Open littledan opened 7 years ago
Some thoughts:
const { a, b, c } = match.groups; // if it's always an object
const { a, b, c } = match.groups || {}; // if it's absent when there's no matches
const { groups: { a, b, c } } = match; // if it's always an object
const { groups: { a, b, c } = {} } = match; // if it's absent when there's no matches
One possibly performant way we could make it always be an object is, instead of making groups
an own data property, making its property descriptor be something like:
{
enumerable: true,
configurable: true,
get() {
if (!this.[[matchedGroups]]) { // internal slot
this.[[matchedGroups]] = {};
}
return this.[[matchedGroups]];
},
set(value) {
Object.defineProperty(this, 'groups', { enumerable: true, configurable: true, value, writable: true });
}
}
However, given that match.groups || {}
or = {}
isn't that problematic, i think it's not that big a deal that it always be an object (but it'd be nice).
From an efficiency point of view, I'd still argue for keeping the groups object as a plain JS object with named captures added as data properties by RegExpBuiltinExec (i.e. the current proposal). The object should be added only when the RegExp contains named captures.
In V8, RegExpResult creation (as well as other RegExp glue code) is now done in CodeStubAssembler, which means we're limited in what we can do without bailing out to (slow) runtime. For instance, we can efficiently construct objects from existing maps, but map manipulations (such as adding accessors at runtime) have to be done in C++.
Additional advantages of using a plain JS object with properties:
var result = /(?<a>.)/u.exec("x");
result[1] = "42";
result.group.a; // Still "x".
Disadvantages:
Implementation-wise, a 'group(name)' getter installed on the result object itself which references an internal name-string map is probably more efficient, but also less convenient for users.
More context on the previous post: this was in response to an offline discussion about different possibilities of exposing named captures on the result object.
Some of these were:
result.group(name)
getter.result.group
object with named getters on its proto, possibly lazily constructed.result.group
Map object.result
itself.result.group
plain JS object with data properties.The previous reply argues for the last option.

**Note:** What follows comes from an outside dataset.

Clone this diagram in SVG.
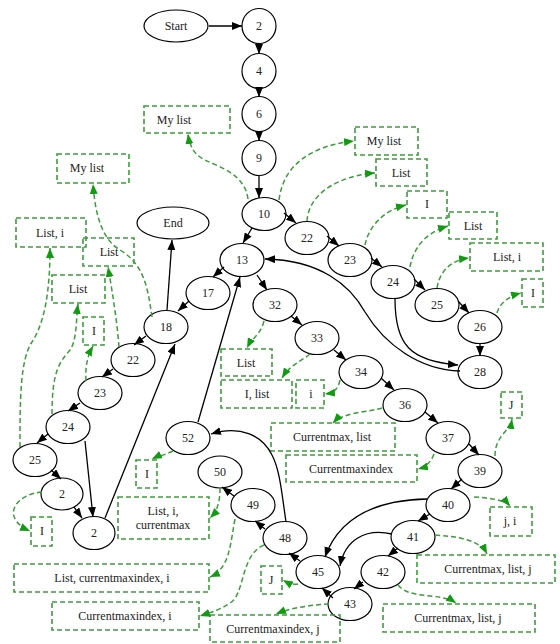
<svg xmlns="http://www.w3.org/2000/svg" width="560" height="644" viewBox="0 0 560 644">
<style>
.n ellipse{fill:#fff;stroke:#000;stroke-width:1.2}
.b rect{fill:none;stroke:#3c9c3c;stroke-width:1.6;stroke-dasharray:5,3}
text{font-family:"Liberation Serif","Times New Roman",serif;font-size:12px;fill:#222;text-anchor:middle;dominant-baseline:central}
.k{fill:none;stroke:#000;stroke-width:1.3;marker-end:url(#ak)}
.g{fill:none;stroke:#3c9c3c;stroke-width:1.5;stroke-dasharray:5,3;marker-end:url(#ag)}
</style>
<defs>
<marker id="ak" viewBox="0 0 10 8" markerWidth="10" markerHeight="8" refX="10" refY="4" orient="auto" markerUnits="userSpaceOnUse"><path d="M0,0L10,4L0,8z" fill="#000"/></marker>
<marker id="ag" viewBox="0 0 10 8" markerWidth="10" markerHeight="8" refX="10" refY="4" orient="auto" markerUnits="userSpaceOnUse"><path d="M0,0L10,4L0,8z" fill="#139a13"/></marker>
</defs>
<rect width="560" height="644" fill="#fff"/>

<g id="n-start" class="n"><ellipse cx="176" cy="26" rx="32" ry="16"/><text x="176" y="26">Start</text></g>
<g id="n-2" class="n"><ellipse cx="259" cy="26" rx="17" ry="17.5"/><text x="259" y="26">2</text></g>
<g id="n-4" class="n"><ellipse cx="259" cy="71" rx="17" ry="17.5"/><text x="259" y="71">4</text></g>
<g id="n-6" class="n"><ellipse cx="259" cy="114" rx="17" ry="17.5"/><text x="259" y="114">6</text></g>
<g id="n-9" class="n"><ellipse cx="259" cy="158" rx="17" ry="17.5"/><text x="259" y="158">9</text></g>
<g id="n-10" class="n"><ellipse cx="264" cy="214" rx="22" ry="16.5"/><text x="264" y="214">10</text></g>
<g id="n-22r" class="n"><ellipse cx="307" cy="238" rx="22" ry="16.5"/><text x="307" y="238">22</text></g>
<g id="n-23r" class="n"><ellipse cx="350" cy="260" rx="22" ry="16.5"/><text x="350" y="260">23</text></g>
<g id="n-24r" class="n"><ellipse cx="393" cy="282" rx="22" ry="16.5"/><text x="393" y="282">24</text></g>
<g id="n-25r" class="n"><ellipse cx="437" cy="305" rx="22" ry="16.5"/><text x="437" y="305">25</text></g>
<g id="n-26" class="n"><ellipse cx="480" cy="327" rx="22" ry="16.5"/><text x="480" y="327">26</text></g>
<g id="n-28" class="n"><ellipse cx="480" cy="372" rx="22" ry="16.5"/><text x="480" y="372">28</text></g>
<g id="n-13" class="n"><ellipse cx="242" cy="260" rx="22" ry="16.5"/><text x="242" y="260">13</text></g>
<g id="n-17" class="n"><ellipse cx="208" cy="293" rx="22" ry="16.5"/><text x="208" y="293">17</text></g>
<g id="n-18" class="n"><ellipse cx="166" cy="327" rx="22" ry="16.5"/><text x="166" y="327">18</text></g>
<g id="n-end" class="n"><ellipse cx="173" cy="223" rx="36" ry="16"/><text x="173" y="223">End</text></g>
<g id="n-22l" class="n"><ellipse cx="133" cy="360" rx="22" ry="16.5"/><text x="133" y="360">22</text></g>
<g id="n-23l" class="n"><ellipse cx="100" cy="393" rx="22" ry="16.5"/><text x="100" y="393">23</text></g>
<g id="n-24l" class="n"><ellipse cx="68" cy="427" rx="22" ry="16.5"/><text x="68" y="427">24</text></g>
<g id="n-25l" class="n"><ellipse cx="35" cy="460" rx="22" ry="16.5"/><text x="35" y="460">25</text></g>
<g id="n-2a" class="n"><ellipse cx="62" cy="494" rx="21" ry="16"/><text x="62" y="494">2</text></g>
<g id="n-2b" class="n"><ellipse cx="94" cy="533" rx="21" ry="16.5"/><text x="94" y="533">2</text></g>
<g id="n-32" class="n"><ellipse cx="275" cy="305" rx="22" ry="16.5"/><text x="275" y="305">32</text></g>
<g id="n-33" class="n"><ellipse cx="317" cy="338" rx="22" ry="16.5"/><text x="317" y="338">33</text></g>
<g id="n-34" class="n"><ellipse cx="361" cy="372" rx="22" ry="16.5"/><text x="361" y="372">34</text></g>
<g id="n-36" class="n"><ellipse cx="405" cy="405" rx="22" ry="16.5"/><text x="405" y="405">36</text></g>
<g id="n-37" class="n"><ellipse cx="448" cy="438" rx="22" ry="16.5"/><text x="448" y="438">37</text></g>
<g id="n-39" class="n"><ellipse cx="480" cy="471" rx="22" ry="16.5"/><text x="480" y="471">39</text></g>
<g id="n-40" class="n"><ellipse cx="448" cy="505" rx="22" ry="16.5"/><text x="448" y="505">40</text></g>
<g id="n-41" class="n"><ellipse cx="413" cy="537" rx="22" ry="16.5"/><text x="413" y="537">41</text></g>
<g id="n-42" class="n"><ellipse cx="383" cy="572" rx="22" ry="16.5"/><text x="383" y="572">42</text></g>
<g id="n-43" class="n"><ellipse cx="350" cy="604" rx="22" ry="16.5"/><text x="350" y="604">43</text></g>
<g id="n-45" class="n"><ellipse cx="318" cy="572" rx="22" ry="16.5"/><text x="318" y="572">45</text></g>
<g id="n-48" class="n"><ellipse cx="285" cy="538" rx="22" ry="16.5"/><text x="285" y="538">48</text></g>
<g id="n-49" class="n"><ellipse cx="253" cy="505" rx="22" ry="16.5"/><text x="253" y="505">49</text></g>
<g id="n-50" class="n"><ellipse cx="220" cy="472" rx="22" ry="16"/><text x="220" y="472">50</text></g>
<g id="n-52" class="n"><ellipse cx="188" cy="438" rx="22" ry="16.5"/><text x="188" y="438">52</text></g>

<g id="b-mylist1" class="b"><rect x="144" y="106" width="86" height="27"/><text x="174" y="120">My list</text></g>
<g id="b-mylist2" class="b"><rect x="57" y="154" width="72" height="29"/><text x="87" y="168">My list</text></g>
<g id="b-mylist3" class="b"><rect x="355" y="127" width="63" height="28"/><text x="384" y="141">My list</text></g>
<g id="b-list1" class="b"><rect x="376" y="159" width="51" height="27"/><text x="401" y="173">List</text></g>
<g id="b-i1" class="b"><rect x="407" y="191" width="40" height="27"/><text x="427" y="204">I</text></g>
<g id="b-list2" class="b"><rect x="449" y="212" width="48" height="27"/><text x="473" y="226">List</text></g>
<g id="b-listi1" class="b"><rect x="470" y="243" width="73" height="28"/><text x="507" y="257">List, i</text></g>
<g id="b-i2" class="b"><rect x="522" y="279" width="21" height="28"/><text x="533" y="293">I</text></g>
<g id="b-j1" class="b"><rect x="501" y="392" width="21" height="26"/><text x="511" y="405">J</text></g>
<g id="b-list3" class="b"><rect x="221" y="349" width="51" height="27"/><text x="246" y="363">List</text></g>
<g id="b-ilist" class="b"><rect x="221" y="380" width="71" height="28"/><text x="257" y="394">I, list</text></g>
<g id="b-i3" class="b"><rect x="296" y="380" width="28" height="28"/><text x="311" y="394">i</text></g>
<g id="b-cmlist" class="b"><rect x="271" y="423" width="124" height="28"/><text x="332" y="437">Currentmax, list</text></g>
<g id="b-cmi" class="b"><rect x="286" y="455" width="131" height="27"/><text x="351" y="469">Currentmaxindex</text></g>
<g id="b-ji" class="b"><rect x="490" y="507" width="42" height="29"/><text x="510" y="521">j, i</text></g>
<g id="b-cmlj1" class="b"><rect x="417" y="555" width="138" height="28"/><text x="488" y="569">Currentmax, list, j</text></g>
<g id="b-cmlj2" class="b"><rect x="383" y="604" width="152" height="28"/><text x="458" y="618">Currentmax, list, j</text></g>
<g id="b-cmij" class="b"><rect x="210" y="615" width="130" height="27"/><text x="273" y="629">Currentmaxindex, j</text></g>
<g id="b-j2" class="b"><rect x="261" y="566" width="21" height="28"/><text x="271" y="580">J</text></g>
<g id="b-cmii" class="b"><rect x="52" y="602" width="147" height="28"/><text x="125" y="616">Currentmaxindex, i</text></g>
<g id="b-lcmi" class="b"><rect x="14" y="564" width="195" height="28"/><text x="112" y="578">List, currentmaxindex, i</text></g>
<g id="b-licm" class="b"><rect x="118" y="497" width="91" height="42"/><text x="163" y="511">List, i,</text><text x="163" y="525">currentmax</text></g>
<g id="b-i4" class="b"><rect x="136" y="460" width="21" height="28"/><text x="147" y="474">I</text></g>
<g id="b-i5" class="b"><rect x="31" y="517" width="21" height="29"/><text x="42" y="531">I</text></g>
<g id="b-listi2" class="b"><rect x="16" y="218" width="70" height="29"/><text x="50" y="233">List, i</text></g>
<g id="b-list4" class="b"><rect x="83" y="238" width="51" height="28"/><text x="109" y="252">List</text></g>
<g id="b-list5" class="b"><rect x="52" y="275" width="53" height="28"/><text x="78" y="289">List</text></g>
<g id="b-i6" class="b"><rect x="83" y="317" width="21" height="28"/><text x="94" y="331">I</text></g>

<g id="connectors">
<path class="k" d="M209,26 L242,26"/>
<path class="k" d="M259,44 L259,54"/>
<path class="k" d="M259,89 L259,97"/>
<path class="k" d="M259,132 L259,141"/>
<path class="k" d="M259,176 L259,198"/>
<path class="k" d="M284,213 L296,223"/>
<path class="k" d="M327,236 L339,246"/>
<path class="k" d="M371,258 L382,267"/>
<path class="k" d="M414,279 L425,290"/>
<path class="k" d="M458,301 L469,313"/>
<path class="k" d="M480,344 L480,356"/>
<path class="k" d="M395,299 C395,345 410,361 458,365"/>
<path class="k" d="M460,371 C420,370 385,345 365,312 C350,285 320,260 265,259"/>
<path class="k" d="M252,228 L243,243"/>
<path class="k" d="M224,267 L213,277"/>
<path class="k" d="M257,275 L267,290"/>
<path class="k" d="M189,301 L178,311"/>
<path class="k" d="M167,310 L172,240"/>
<path class="k" d="M146,336 L134,345"/>
<path class="k" d="M113,369 L102,377"/>
<path class="k" d="M80,403 L68,411"/>
<path class="k" d="M48,434 L37,443"/>
<path class="k" d="M51,470 L61,479"/>
<path class="k" d="M74,507 L82,518"/>
<path class="k" d="M85,441 L93,517"/>
<path class="k" d="M105,518 L175,344"/>
<path class="k" d="M198,422 L240,277"/>
<path class="k" d="M291,316 L302,325"/>
<path class="k" d="M334,350 L346,360"/>
<path class="k" d="M381,378 L394,390"/>
<path class="k" d="M425,412 L438,423"/>
<path class="k" d="M469,444 L479,455"/>
<path class="k" d="M462,479 L451,489"/>
<path class="k" d="M430,514 L418,521"/>
<path class="k" d="M398,548 L388,556"/>
<path class="k" d="M363,582 L354,589"/>
<path class="k" d="M333,598 L322,588"/>
<path class="k" d="M300,561 L289,553"/>
<path class="k" d="M265,529 L255,521"/>
<path class="k" d="M234,496 L222,487"/>
<path class="k" d="M286,522 C282,495 280,470 272,455 C262,435 240,425 211,434"/>
<path class="k" d="M427,499 C380,500 340,515 325,557"/>
<path class="k" d="M392,534 C365,528 345,540 340,566"/>

<path class="g" d="M248,199 C245,175 222,168 205,160 C195,155 190,148 188,134"/>
<path class="g" d="M279,200 C284,160 318,145 354,141"/>
<path class="g" d="M307,221 C309,190 345,175 375,173"/>
<path class="g" d="M365,245 C369,225 385,210 406,205"/>
<path class="g" d="M410,267 C414,245 428,232 448,226"/>
<path class="g" d="M437,288 C440,270 452,260 469,258"/>
<path class="g" d="M497,313 C500,302 510,296 521,293"/>
<path class="g" d="M495,456 C495,435 510,432 512,419"/>
<path class="g" d="M434,454 C431,462 426,467 418,469"/>
<path class="g" d="M382,408 C370,412 343,412 333,423"/>
<path class="g" d="M340,380 C338,390 333,393 325,394"/>
<path class="g" d="M310,354 C300,362 290,365 282,378"/>
<path class="g" d="M264,321 C261,334 252,338 247,348"/>
<path class="g" d="M173,451 C165,455 158,456 152,459"/>
<path class="g" d="M235,519 C230,545 230,568 210,577"/>
<path class="g" d="M220,488 C220,505 216,512 210,518"/>
<path class="g" d="M264,545 C240,555 245,595 230,603 C220,610 212,612 200,616"/>
<path class="g" d="M329,604 C310,605 290,608 276,614"/>
<path class="g" d="M298,584 C293,585 288,583 283,580"/>
<path class="g" d="M435,535 C460,537 480,540 487,554"/>
<path class="g" d="M474,497 C490,498 505,500 510,506"/>
<path class="g" d="M398,585 C410,600 440,592 456,603"/>
<path class="g" d="M152,317 C148,290 145,265 120,250 C100,238 95,210 93,184"/>
<path class="g" d="M119,347 C117,320 112,290 108,267"/>
<path class="g" d="M86,381 C85,365 88,355 93,346"/>
<path class="g" d="M52,414 C52,370 60,362 70,350 C77,340 76,320 78,304"/>
<path class="g" d="M20,447 C20,400 20,360 32,342 C45,322 50,290 50,248"/>
<path class="g" d="M42,492 C15,494 0,518 30,531"/>
</g>
</svg>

At the January 2017 TC39 meeting, we discussed some other properties that we might like to have from the groups
property (cc @bterlson and @michaelficarra). I've talked it over with some of the current and former V8 team (@hashseed, @schuay and @ErikCorryGoogle) and concluded that we should actually stay with the current specification. The proposed changes and responses are:
groups
object only for the groups that are present in the RegExp: The counterargument is that, since numbered groups are all added and initialized to undefined, we should do the same for named groups. What makes named groups different? Further, if we always make all of the groups properties, then there will be a single "hidden class" for the groups object, making subsequent property accesses faster in V8 (I believe other engines do similar optimizations).by adding the groups object unconditionally, we would retroactively change the behavior of existing code that use any regexp. A frozen empty object is weird, because I expect the ordinary groups object to be mutable.
@littledan the resolution from the first bullet implies that all named groups will be present on the object, which makes sense to me. Does the second imply that there will be an unconditional unfrozen groups
object on every match object, or that it will only be created on match objects when the regex had named groups?
That it will only be created on match objects when the RegExp had named groups. The quoted section could be rephrased to, "If we added the groups..."
Sounds good.
Is there any concern over behavior ambiguity where the groups
object, if created, has a __proto__
of Object.prototype
, and where a named group could be of the name "__proto__"
or "toString"
, or otherwise shadowing any of the other built-ins on Object.prototype?
What if a named group property name is attempted to be added to groups
, but the Object.prototype
has been extended with a setter (or writable:false
property descriptor) of that same name?
Wouldn't it be simpler if the groups
object was defined to be a plain dictionary object with __proto__
of null, like Object.create(null)
, to avoid these quirks? Or couldn't it argue more in favor of that above-mentioned option of it being a Map
instance?
I agree about the proto of groups. Actually, it already is null, see https://tc39.github.io/proposal-regexp-named-groups/#sec-regexpbuiltinexec
Raised in various ways by @bterlson and @ljharb at the January 2017 TC39 presentation.